A collection of comments made elsewhere.
First, on KUT today, Â you can hear yours truly with the following supporting arguments left out due to time, but brought over here from skyscraperpage:
1. Travel time savings quoted are versus the local (#1), not the existing express (#101). They’re still only 20%; pretty lame.
2. The signal-holding doodad won’t be much help in the most congested part of the corridor – anybody who spends any time between, say, south of 15th and 30th going northbound on an afternoon knows that the backup you’re in is from the next 10 lights, not just the one in front of you that the bus could modify.

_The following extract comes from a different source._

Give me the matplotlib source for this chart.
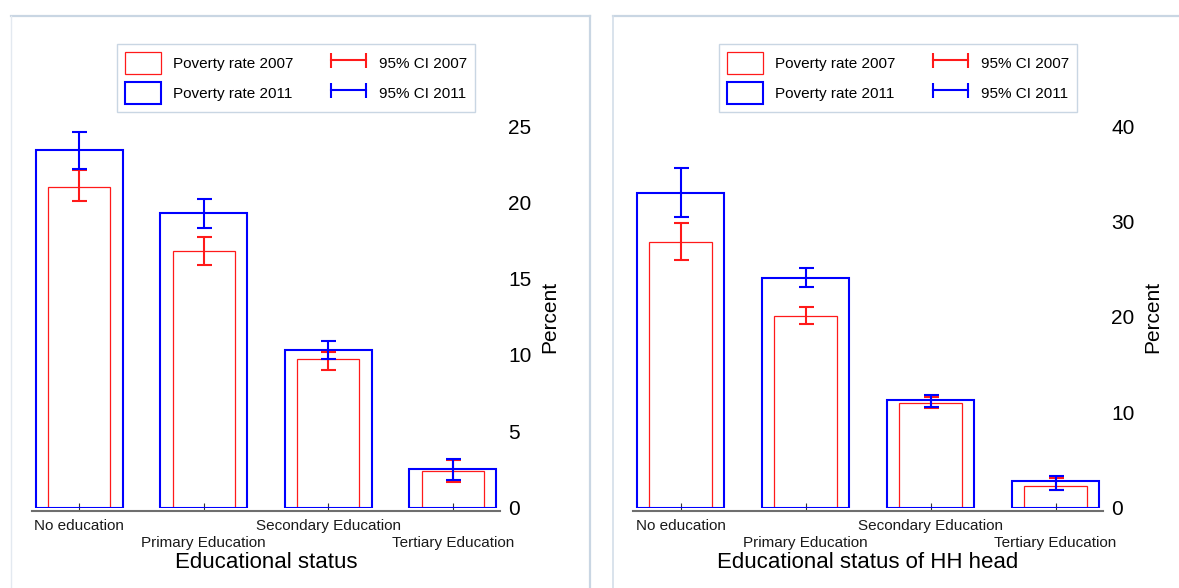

Things commonly considered part of BRT which are missing completely from this plan: reserved lanes, queue-jumping lanes, off-board payment. Were it not for the signal-holding doodad (which won’t work anyways in most of this corridor), this would just be like normal bus service with new vehicles (they have articulated buses running normal and express routes in cities all over the country; the difference is that we apparently fooled the Feds into buying us new rolling stock on the justification this would be a BRT route instead of just a really marginal case of ‘better bus’).
Second, on Capital Metro’s self-congratulatory post:
Very misleading. The 20% travel time reduction is compared to the existing LOCAL service (#1), not to the existing express service (#101).
Y’all may have fooled the Feds into buying you new rolling stock under the guise of BRT, but some of us aren’t buying it. The signal-holding device won’t be worth anything in the afternoon congestion on Guadalupe (it’s not the light in front of the bus holding it up; it’s the light six blocks down and the cars in front).
About all this service WILL do is finally put a nail in the coffin of rail on Guadalupe – where, in any sane city, rail would be delivered first, as it’s where all the jobs and all the other activity centers are – not anywhere near the Red Line; not, even, over on San Jacinto.
Third, my letter to our city councilmembers who serve on Cap Metro’s board:
Councilmembers,
I hope you two will have the courage to once again forcibly steer Capital Metro off the path of Rapid Bus on Guadalupe, as your predecessors on the board did a few years back. Implementing Rapid Bus on the corridor that most needs rail transit in our city will be a decision we will be paying for 50 years from now, if not longer; and it will be politically impossible to move those buses off that high-density corridor once they’ve started running. In other words, even though we don’t have the political will right now to run trains on this corridor (even though everybody knows it’s the best place for them), we don’t want to preclude the option to do so later on; but Rapid Bus will, in fact, make it effectively impossible to do that later on.
Nothing in the plan has changed since the first time we decided we didn’t want to preclude rail on our highest density jobs/attractor corridor; there are no new proposals for anything more ‘rapid’; it’s still just going to be the Feds paying for most of a bunch of new rolling stock, with some signal-holding devices that won’t be able to provide any speed or reliability improvements in the most congested part of the corridor (since the vehicles today are usually stuck in backups from traffic lights many intersections ahead – not just the one directly in front). Capital Metro is misrepresenting this service as a 20% speed improvement – comparing to the #1 instead of to the existing #101; and any speed or reliability improvements over the #101 are likely to be so minimal that they won’t get a single person to leave their car at home and ride the bus instead.
Short link here: http://mdahmus.monkeysystems.com/blog/archives/000629.html
Please let me know if there is anything else I can do to help you in this matter. We can’t afford to get this wrong.